> DIRECTIONS FOR THIS TASK
Below this line is a listing that includes pictures. Copy exactly, and only, the lines from the one containing "Rebuild this chart" through the one containing "import seaborn as sns"; the pictures do not go in the copy.

Entries taken from a collection:

************

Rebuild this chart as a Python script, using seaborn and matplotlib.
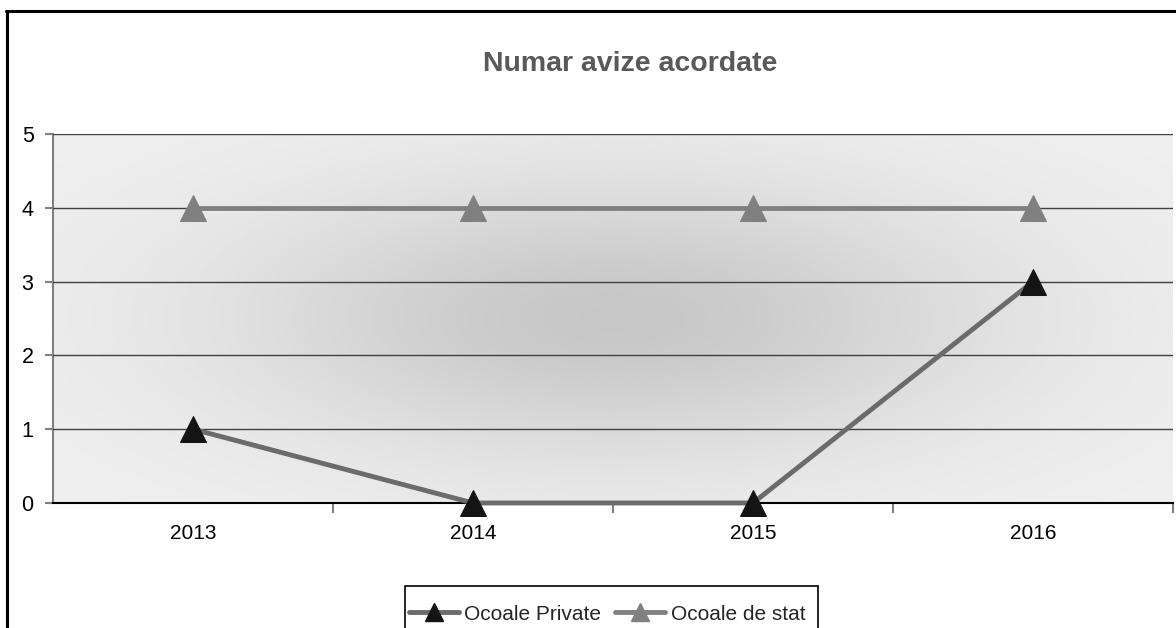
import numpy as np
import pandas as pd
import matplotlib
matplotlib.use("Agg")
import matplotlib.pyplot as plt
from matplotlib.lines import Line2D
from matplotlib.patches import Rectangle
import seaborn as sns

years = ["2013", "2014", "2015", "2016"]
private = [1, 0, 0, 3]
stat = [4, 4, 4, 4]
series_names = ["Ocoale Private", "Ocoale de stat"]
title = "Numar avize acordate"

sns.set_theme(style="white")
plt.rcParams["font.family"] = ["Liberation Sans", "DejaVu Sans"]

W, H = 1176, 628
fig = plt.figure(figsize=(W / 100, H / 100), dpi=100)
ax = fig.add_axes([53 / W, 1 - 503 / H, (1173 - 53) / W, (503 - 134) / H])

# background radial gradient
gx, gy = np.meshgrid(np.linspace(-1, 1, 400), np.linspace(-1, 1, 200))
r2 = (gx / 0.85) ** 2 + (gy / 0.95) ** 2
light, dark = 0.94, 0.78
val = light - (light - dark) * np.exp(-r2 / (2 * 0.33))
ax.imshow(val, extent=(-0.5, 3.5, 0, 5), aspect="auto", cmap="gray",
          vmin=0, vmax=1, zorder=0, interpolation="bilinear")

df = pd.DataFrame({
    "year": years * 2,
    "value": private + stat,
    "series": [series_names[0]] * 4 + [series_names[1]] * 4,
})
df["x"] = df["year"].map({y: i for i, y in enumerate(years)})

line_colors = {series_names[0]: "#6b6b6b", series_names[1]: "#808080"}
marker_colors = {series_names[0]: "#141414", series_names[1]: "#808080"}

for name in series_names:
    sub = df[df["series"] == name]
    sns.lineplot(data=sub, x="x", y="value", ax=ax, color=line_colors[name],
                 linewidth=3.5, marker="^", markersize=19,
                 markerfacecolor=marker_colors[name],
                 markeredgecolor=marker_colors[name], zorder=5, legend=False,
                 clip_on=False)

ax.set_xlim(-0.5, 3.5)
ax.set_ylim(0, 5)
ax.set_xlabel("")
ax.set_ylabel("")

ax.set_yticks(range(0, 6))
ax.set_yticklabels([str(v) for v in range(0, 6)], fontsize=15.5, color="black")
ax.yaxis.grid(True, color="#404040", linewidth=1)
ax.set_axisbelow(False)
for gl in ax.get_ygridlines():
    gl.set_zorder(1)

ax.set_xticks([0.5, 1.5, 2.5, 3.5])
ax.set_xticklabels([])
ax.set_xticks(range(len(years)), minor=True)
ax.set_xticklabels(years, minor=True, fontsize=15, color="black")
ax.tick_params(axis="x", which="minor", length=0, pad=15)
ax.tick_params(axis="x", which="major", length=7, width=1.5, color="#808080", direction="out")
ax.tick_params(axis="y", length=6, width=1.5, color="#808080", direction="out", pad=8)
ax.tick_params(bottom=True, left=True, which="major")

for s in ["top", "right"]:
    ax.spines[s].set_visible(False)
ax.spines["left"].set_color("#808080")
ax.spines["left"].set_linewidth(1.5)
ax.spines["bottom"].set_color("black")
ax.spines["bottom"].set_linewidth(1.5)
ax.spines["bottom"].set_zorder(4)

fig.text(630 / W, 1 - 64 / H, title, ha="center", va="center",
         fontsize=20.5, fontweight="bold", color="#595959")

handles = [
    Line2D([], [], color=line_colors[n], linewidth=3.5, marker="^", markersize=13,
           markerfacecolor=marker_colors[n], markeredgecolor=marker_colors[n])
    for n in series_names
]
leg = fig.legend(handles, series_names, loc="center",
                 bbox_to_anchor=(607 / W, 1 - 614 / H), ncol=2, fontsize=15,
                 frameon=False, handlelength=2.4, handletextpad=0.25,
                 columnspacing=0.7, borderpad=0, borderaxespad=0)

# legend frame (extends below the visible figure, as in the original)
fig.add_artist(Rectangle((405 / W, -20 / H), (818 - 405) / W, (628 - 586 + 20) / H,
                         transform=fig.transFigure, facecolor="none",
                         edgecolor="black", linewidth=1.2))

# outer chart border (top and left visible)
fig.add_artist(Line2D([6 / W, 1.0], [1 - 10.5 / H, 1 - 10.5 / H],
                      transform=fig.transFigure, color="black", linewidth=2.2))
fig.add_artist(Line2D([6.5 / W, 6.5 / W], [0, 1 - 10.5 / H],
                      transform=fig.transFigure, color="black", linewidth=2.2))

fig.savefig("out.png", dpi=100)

************

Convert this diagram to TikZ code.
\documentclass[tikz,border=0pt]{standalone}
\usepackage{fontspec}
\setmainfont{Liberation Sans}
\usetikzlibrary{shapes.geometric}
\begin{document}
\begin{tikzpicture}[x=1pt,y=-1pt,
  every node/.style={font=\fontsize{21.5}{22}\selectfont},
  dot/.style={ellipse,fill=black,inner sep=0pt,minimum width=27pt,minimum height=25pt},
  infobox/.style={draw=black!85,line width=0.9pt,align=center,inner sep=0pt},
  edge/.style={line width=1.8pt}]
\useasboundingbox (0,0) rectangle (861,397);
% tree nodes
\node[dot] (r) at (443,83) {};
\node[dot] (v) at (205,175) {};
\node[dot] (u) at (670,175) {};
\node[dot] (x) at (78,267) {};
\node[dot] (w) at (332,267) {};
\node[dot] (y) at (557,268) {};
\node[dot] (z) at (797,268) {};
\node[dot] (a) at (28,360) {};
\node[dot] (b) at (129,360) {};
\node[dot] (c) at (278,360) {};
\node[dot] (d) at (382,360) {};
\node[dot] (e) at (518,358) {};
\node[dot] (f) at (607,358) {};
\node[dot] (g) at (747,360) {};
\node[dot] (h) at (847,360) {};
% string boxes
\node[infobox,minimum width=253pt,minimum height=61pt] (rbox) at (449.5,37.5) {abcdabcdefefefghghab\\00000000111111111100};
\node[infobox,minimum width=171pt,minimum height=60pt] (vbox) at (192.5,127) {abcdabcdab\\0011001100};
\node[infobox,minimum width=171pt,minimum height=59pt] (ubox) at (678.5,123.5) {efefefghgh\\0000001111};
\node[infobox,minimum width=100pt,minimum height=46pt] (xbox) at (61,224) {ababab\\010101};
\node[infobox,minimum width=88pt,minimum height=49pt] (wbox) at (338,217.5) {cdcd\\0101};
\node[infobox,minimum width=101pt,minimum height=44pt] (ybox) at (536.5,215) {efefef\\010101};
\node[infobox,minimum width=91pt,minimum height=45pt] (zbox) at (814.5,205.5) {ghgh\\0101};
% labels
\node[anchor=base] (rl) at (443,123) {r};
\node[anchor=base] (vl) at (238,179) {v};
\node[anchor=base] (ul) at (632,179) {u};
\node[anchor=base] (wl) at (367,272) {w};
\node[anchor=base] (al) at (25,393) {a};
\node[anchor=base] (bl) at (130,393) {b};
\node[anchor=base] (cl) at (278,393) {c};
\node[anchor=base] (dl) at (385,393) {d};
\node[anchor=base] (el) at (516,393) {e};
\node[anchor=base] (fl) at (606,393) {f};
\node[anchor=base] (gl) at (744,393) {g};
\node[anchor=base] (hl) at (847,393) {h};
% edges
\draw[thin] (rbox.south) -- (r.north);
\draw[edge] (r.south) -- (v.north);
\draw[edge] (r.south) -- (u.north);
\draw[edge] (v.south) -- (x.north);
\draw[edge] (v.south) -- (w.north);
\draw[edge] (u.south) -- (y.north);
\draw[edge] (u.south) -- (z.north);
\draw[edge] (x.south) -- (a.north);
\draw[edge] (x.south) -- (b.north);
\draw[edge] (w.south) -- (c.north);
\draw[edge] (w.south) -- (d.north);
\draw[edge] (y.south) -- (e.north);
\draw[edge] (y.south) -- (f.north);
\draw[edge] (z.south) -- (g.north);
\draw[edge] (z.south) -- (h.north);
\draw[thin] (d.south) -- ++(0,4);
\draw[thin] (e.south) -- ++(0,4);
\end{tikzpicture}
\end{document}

************

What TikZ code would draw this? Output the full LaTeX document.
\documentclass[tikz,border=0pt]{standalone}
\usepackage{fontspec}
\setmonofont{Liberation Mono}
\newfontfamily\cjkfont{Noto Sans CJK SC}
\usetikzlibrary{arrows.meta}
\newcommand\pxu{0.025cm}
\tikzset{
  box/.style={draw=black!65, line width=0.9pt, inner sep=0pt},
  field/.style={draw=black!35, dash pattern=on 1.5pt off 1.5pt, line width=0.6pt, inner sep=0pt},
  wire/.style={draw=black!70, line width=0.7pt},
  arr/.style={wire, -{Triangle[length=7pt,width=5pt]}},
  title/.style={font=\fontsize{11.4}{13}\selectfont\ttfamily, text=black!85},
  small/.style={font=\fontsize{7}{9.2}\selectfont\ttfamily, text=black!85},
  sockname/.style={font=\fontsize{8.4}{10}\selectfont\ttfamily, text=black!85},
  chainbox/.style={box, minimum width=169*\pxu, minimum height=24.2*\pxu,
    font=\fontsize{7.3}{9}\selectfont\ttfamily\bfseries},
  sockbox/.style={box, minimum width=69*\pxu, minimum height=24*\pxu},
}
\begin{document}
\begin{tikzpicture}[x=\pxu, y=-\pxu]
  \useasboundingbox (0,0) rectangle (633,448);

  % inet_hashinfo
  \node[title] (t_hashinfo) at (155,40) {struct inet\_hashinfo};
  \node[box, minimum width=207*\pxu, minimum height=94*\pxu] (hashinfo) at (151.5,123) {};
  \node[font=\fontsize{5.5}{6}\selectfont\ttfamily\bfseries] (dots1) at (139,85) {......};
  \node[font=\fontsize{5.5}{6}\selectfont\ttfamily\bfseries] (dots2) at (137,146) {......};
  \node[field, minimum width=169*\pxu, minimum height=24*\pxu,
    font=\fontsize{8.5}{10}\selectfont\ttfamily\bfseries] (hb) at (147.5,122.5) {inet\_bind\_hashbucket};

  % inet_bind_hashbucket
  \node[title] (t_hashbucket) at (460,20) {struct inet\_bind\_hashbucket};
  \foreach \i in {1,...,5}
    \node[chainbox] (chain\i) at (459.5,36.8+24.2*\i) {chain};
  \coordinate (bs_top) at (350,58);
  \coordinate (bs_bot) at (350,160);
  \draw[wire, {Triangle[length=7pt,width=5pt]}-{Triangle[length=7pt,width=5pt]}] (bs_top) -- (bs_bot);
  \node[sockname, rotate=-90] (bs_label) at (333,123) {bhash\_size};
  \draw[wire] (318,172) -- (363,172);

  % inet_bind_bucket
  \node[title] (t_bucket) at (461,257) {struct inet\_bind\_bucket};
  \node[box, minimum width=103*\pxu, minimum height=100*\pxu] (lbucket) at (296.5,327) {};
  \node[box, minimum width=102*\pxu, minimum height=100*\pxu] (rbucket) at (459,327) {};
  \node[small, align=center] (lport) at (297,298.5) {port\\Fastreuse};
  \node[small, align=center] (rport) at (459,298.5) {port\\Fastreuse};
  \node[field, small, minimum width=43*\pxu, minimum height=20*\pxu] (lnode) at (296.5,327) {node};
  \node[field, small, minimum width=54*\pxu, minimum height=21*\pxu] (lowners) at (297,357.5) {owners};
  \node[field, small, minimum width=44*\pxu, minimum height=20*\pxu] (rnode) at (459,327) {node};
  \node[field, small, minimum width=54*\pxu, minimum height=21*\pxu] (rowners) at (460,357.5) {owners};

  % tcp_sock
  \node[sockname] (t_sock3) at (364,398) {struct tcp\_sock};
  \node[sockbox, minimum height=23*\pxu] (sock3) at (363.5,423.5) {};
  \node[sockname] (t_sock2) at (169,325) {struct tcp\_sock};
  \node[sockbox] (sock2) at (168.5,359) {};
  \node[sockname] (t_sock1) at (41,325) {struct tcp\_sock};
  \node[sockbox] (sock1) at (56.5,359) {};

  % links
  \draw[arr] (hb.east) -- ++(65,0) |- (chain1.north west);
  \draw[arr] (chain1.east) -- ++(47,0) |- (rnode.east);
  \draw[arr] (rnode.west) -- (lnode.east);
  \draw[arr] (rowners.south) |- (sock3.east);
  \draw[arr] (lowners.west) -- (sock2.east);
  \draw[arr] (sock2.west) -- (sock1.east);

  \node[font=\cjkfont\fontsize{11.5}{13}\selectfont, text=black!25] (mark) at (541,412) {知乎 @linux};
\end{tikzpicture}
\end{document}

************

> RESULT
Rebuild this chart as a Python script, using seaborn and matplotlib.
import numpy as np
import pandas as pd
import matplotlib
matplotlib.use("Agg")
import matplotlib.pyplot as plt
from matplotlib.lines import Line2D
from matplotlib.patches import Rectangle
import seaborn as sns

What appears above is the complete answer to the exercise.